- REQUIREMENTS -
Transcribe the whole listing without a single picture.

* begin STORED DATA *

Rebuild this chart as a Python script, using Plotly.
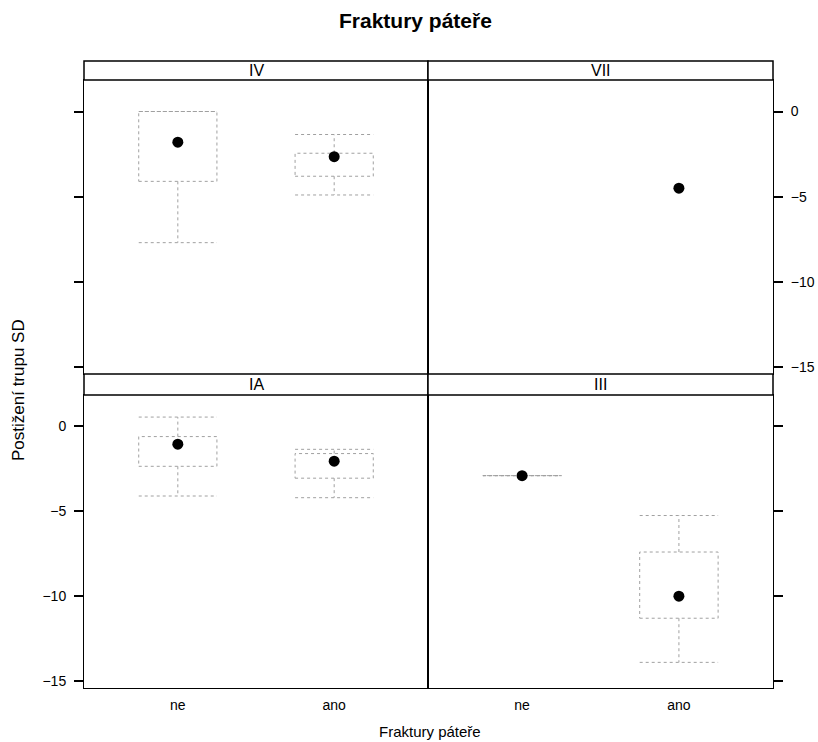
import plotly.graph_objects as go

# Conditioning panels (lattice-style layout) and the fracture groups on the x axis
panel_order = ["IA", "III", "IV", "VII"]   # bottom-left, bottom-right, top-left, top-right
fracture_levels = ["ne", "ano"]

# Five-number summaries per (panel, fracture) group
group_panel = ["IV", "IV", "VII", "IA", "IA", "III", "III"]
group_fracture = ["ne", "ano", "ano", "ne", "ano", "ne", "ano"]
whisker_low = [-7.7, -4.9, None, -4.1, -4.2, -2.9, -13.9]
box_q1 = [-4.1, -3.8, None, -2.35, -3.05, -2.9, -11.3]
box_median = [-1.8, -2.65, -4.5, -1.05, -2.05, -2.9, -10.0]
box_q3 = [0.0, -2.45, None, -0.6, -1.6, -2.9, -7.4]
whisker_high = [0.0, -1.35, None, 0.55, -1.35, -2.9, -5.25]

y_ticks = [0, -5, -10, -15]
y_range = [-15.41, 1.85]
x_range = [0.4, 2.6]
half_width = 0.25

axis_suffix = {"IA": "", "III": "2", "IV": "3", "VII": "4"}

W, H = 818, 742
M_L, M_R, M_T, M_B = 84, 45, 61, 54
plot_w = W - M_L - M_R
plot_h = H - M_T - M_B

def yp(py):
    return (H - M_B - py) / plot_h

def xp(px):
    return (px - M_L) / plot_w

split = xp(428)
bottom_dom = [0, yp(395)]
bottom_strip = [yp(395), yp(374)]
top_dom = [yp(374), yp(80)]
top_strip = [yp(80), 1.0]

fig = go.Figure()

box_color = "#a0a0a0"
for i in range(len(group_panel)):
    suf = axis_suffix[group_panel[i]]
    xa, ya = "x" + suf, "y" + suf
    c = fracture_levels.index(group_fracture[i]) + 1
    if box_q1[i] is not None:
        l, r = c - half_width, c + half_width
        xs = [l, r, r, l, l, None,
              c, c, None, l, r, None,
              c, c, None, l, r]
        ys = [box_q1[i], box_q1[i], box_q3[i], box_q3[i], box_q1[i], None,
              box_q3[i], whisker_high[i], None, whisker_high[i], whisker_high[i], None,
              box_q1[i], whisker_low[i], None, whisker_low[i], whisker_low[i]]
        fig.add_trace(go.Scatter(
            x=xs, y=ys, mode="lines", xaxis=xa, yaxis=ya,
            line=dict(color=box_color, width=1, dash="dot"),
            hoverinfo="skip", showlegend=False))
    fig.add_trace(go.Scatter(
        x=[c], y=[box_median[i]], mode="markers", xaxis=xa, yaxis=ya,
        marker=dict(color="black", size=11), showlegend=False))

font_family = "Liberation Sans, Arial, sans-serif"
axis_font = dict(family=font_family, size=14, color="black")
line_common = dict(showline=True, mirror=True, linecolor="black", linewidth=1,
                   showgrid=False, zeroline=False, automargin=False)

layout_axes = {}
# x axes
for name, dom, anchor, labels in [
        ("xaxis", [0, split], "y", True),
        ("xaxis2", [split, 1], "y2", True),
        ("xaxis3", [0, split], "y3", False),
        ("xaxis4", [split, 1], "y4", False)]:
    layout_axes[name] = dict(domain=dom, anchor=anchor, range=x_range,
                             tickvals=[1, 2], ticktext=fracture_levels,
                             showticklabels=labels, ticks="", tickfont=axis_font,
                             ticklabelstandoff=4, **line_common)
# y axes
for name, dom, anchor, side, labels in [
        ("yaxis", bottom_dom, "x", "left", True),
        ("yaxis2", bottom_dom, "x2", "right", False),
        ("yaxis3", top_dom, "x3", "left", False),
        ("yaxis4", top_dom, "x4", "right", True)]:
    layout_axes[name] = dict(domain=dom, anchor=anchor, side=side, range=y_range,
                             tickvals=y_ticks, ticks="outside", ticklen=9,
                             tickwidth=1.5, tickcolor="black",
                             ticklabelstandoff=5,
                             showticklabels=labels, tickfont=axis_font, **line_common)

shapes = []
annotations = []
strip_font = dict(family=font_family, size=16, color="black")
for label, xdom, ydom in [
        ("IA", [0, split], bottom_strip),
        ("III", [split, 1], bottom_strip),
        ("IV", [0, split], top_strip),
        ("VII", [split, 1], top_strip)]:
    shapes.append(dict(type="rect", xref="paper", yref="paper",
                       x0=xdom[0], x1=xdom[1], y0=ydom[0], y1=ydom[1],
                       line=dict(color="black", width=1.5), fillcolor="white"))
    annotations.append(dict(text=label, xref="paper", yref="paper",
                            x=(xdom[0] + xdom[1]) / 2, y=(ydom[0] + ydom[1]) / 2,
                            showarrow=False, font=strip_font,
                            xanchor="center", yanchor="middle"))

annotations.append(dict(text="<b>Fraktury páteře</b>", xref="paper", yref="paper",
                        x=xp(415), y=yp(21), showarrow=False,
                        font=dict(family=font_family, size=21, color="black"),
                        xanchor="center", yanchor="middle"))
annotations.append(dict(text="Fraktury páteře", xref="paper", yref="paper",
                        x=xp(430), y=yp(731), showarrow=False,
                        font=dict(family=font_family, size=15, color="black"),
                        xanchor="center", yanchor="middle"))
annotations.append(dict(text="Postižení trupu SD", xref="paper", yref="paper",
                        x=xp(18), y=yp(390), showarrow=False,
                        textangle=-90,
                        font=dict(family=font_family, size=17, color="black"),
                        xanchor="center", yanchor="middle"))

fig.update_layout(
    width=W, height=H,
    margin=dict(l=M_L, r=M_R, t=M_T, b=M_B, autoexpand=False),
    paper_bgcolor="white", plot_bgcolor="white",
    showlegend=False,
    shapes=shapes, annotations=annotations,
    **layout_axes)

fig.write_html("out.html")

* end STORED DATA *

- TASK ANSWER -
Rebuild this chart as a Python script, using Plotly.
import plotly.graph_objects as go

# Conditioning panels (lattice-style layout) and the fracture groups on the x axis
panel_order = ["IA", "III", "IV", "VII"]   # bottom-left, bottom-right, top-left, top-right
fracture_levels = ["ne", "ano"]

# Five-number summaries per (panel, fracture) group
group_panel = ["IV", "IV", "VII", "IA", "IA", "III", "III"]
group_fracture = ["ne", "ano", "ano", "ne", "ano", "ne", "ano"]
whisker_low = [-7.7, -4.9, None, -4.1, -4.2, -2.9, -13.9]
box_q1 = [-4.1, -3.8, None, -2.35, -3.05, -2.9, -11.3]
box_median = [-1.8, -2.65, -4.5, -1.05, -2.05, -2.9, -10.0]
box_q3 = [0.0, -2.45, None, -0.6, -1.6, -2.9, -7.4]
whisker_high = [0.0, -1.35, None, 0.55, -1.35, -2.9, -5.25]

y_ticks = [0, -5, -10, -15]
y_range = [-15.41, 1.85]
x_range = [0.4, 2.6]
half_width = 0.25

axis_suffix = {"IA": "", "III": "2", "IV": "3", "VII": "4"}

W, H = 818, 742
M_L, M_R, M_T, M_B = 84, 45, 61, 54
plot_w = W - M_L - M_R
plot_h = H - M_T - M_B

def yp(py):
    return (H - M_B - py) / plot_h

def xp(px):
    return (px - M_L) / plot_w

split = xp(428)
bottom_dom = [0, yp(395)]
bottom_strip = [yp(395), yp(374)]
top_dom = [yp(374), yp(80)]
top_strip = [yp(80), 1.0]

fig = go.Figure()

box_color = "#a0a0a0"
for i in range(len(group_panel)):
    suf = axis_suffix[group_panel[i]]
    xa, ya = "x" + suf, "y" + suf
    c = fracture_levels.index(group_fracture[i]) + 1
    if box_q1[i] is not None:
        l, r = c - half_width, c + half_width
        xs = [l, r, r, l, l, None,
              c, c, None, l, r, None,
              c, c, None, l, r]
        ys = [box_q1[i], box_q1[i], box_q3[i], box_q3[i], box_q1[i], None,
              box_q3[i], whisker_high[i], None, whisker_high[i], whisker_high[i], None,
              box_q1[i], whisker_low[i], None, whisker_low[i], whisker_low[i]]
        fig.add_trace(go.Scatter(
            x=xs, y=ys, mode="lines", xaxis=xa, yaxis=ya,
            line=dict(color=box_color, width=1, dash="dot"),
            hoverinfo="skip", showlegend=False))
    fig.add_trace(go.Scatter(
        x=[c], y=[box_median[i]], mode="markers", xaxis=xa, yaxis=ya,
        marker=dict(color="black", size=11), showlegend=False))

font_family = "Liberation Sans, Arial, sans-serif"
axis_font = dict(family=font_family, size=14, color="black")
line_common = dict(showline=True, mirror=True, linecolor="black", linewidth=1,
                   showgrid=False, zeroline=False, automargin=False)

layout_axes = {}
# x axes
for name, dom, anchor, labels in [
        ("xaxis", [0, split], "y", True),
        ("xaxis2", [split, 1], "y2", True),
        ("xaxis3", [0, split], "y3", False),
        ("xaxis4", [split, 1], "y4", False)]:
    layout_axes[name] = dict(domain=dom, anchor=anchor, range=x_range,
                             tickvals=[1, 2], ticktext=fracture_levels,
                             showticklabels=labels, ticks="", tickfont=axis_font,
                             ticklabelstandoff=4, **line_common)
# y axes
for name, dom, anchor, side, labels in [
        ("yaxis", bottom_dom, "x", "left", True),
        ("yaxis2", bottom_dom, "x2", "right", False),
        ("yaxis3", top_dom, "x3", "left", False),
        ("yaxis4", top_dom, "x4", "right", True)]:
    layout_axes[name] = dict(domain=dom, anchor=anchor, side=side, range=y_range,
                             tickvals=y_ticks, ticks="outside", ticklen=9,
                             tickwidth=1.5, tickcolor="black",
                             ticklabelstandoff=5,
                             showticklabels=labels, tickfont=axis_font, **line_common)

shapes = []
annotations = []
strip_font = dict(family=font_family, size=16, color="black")
for label, xdom, ydom in [
        ("IA", [0, split], bottom_strip),
        ("III", [split, 1], bottom_strip),
        ("IV", [0, split], top_strip),
        ("VII", [split, 1], top_strip)]:
    shapes.append(dict(type="rect", xref="paper", yref="paper",
                       x0=xdom[0], x1=xdom[1], y0=ydom[0], y1=ydom[1],
                       line=dict(color="black", width=1.5), fillcolor="white"))
    annotations.append(dict(text=label, xref="paper", yref="paper",
                            x=(xdom[0] + xdom[1]) / 2, y=(ydom[0] + ydom[1]) / 2,
                            showarrow=False, font=strip_font,
                            xanchor="center", yanchor="middle"))

annotations.append(dict(text="<b>Fraktury páteře</b>", xref="paper", yref="paper",
                        x=xp(415), y=yp(21), showarrow=False,
                        font=dict(family=font_family, size=21, color="black"),
                        xanchor="center", yanchor="middle"))
annotations.append(dict(text="Fraktury páteře", xref="paper", yref="paper",
                        x=xp(430), y=yp(731), showarrow=False,
                        font=dict(family=font_family, size=15, color="black"),
                        xanchor="center", yanchor="middle"))
annotations.append(dict(text="Postižení trupu SD", xref="paper", yref="paper",
                        x=xp(18), y=yp(390), showarrow=False,
                        textangle=-90,
                        font=dict(family=font_family, size=17, color="black"),
                        xanchor="center", yanchor="middle"))

fig.update_layout(
    width=W, height=H,
    margin=dict(l=M_L, r=M_R, t=M_T, b=M_B, autoexpand=False),
    paper_bgcolor="white", plot_bgcolor="white",
    showlegend=False,
    shapes=shapes, annotations=annotations,
    **layout_axes)

fig.write_html("out.html")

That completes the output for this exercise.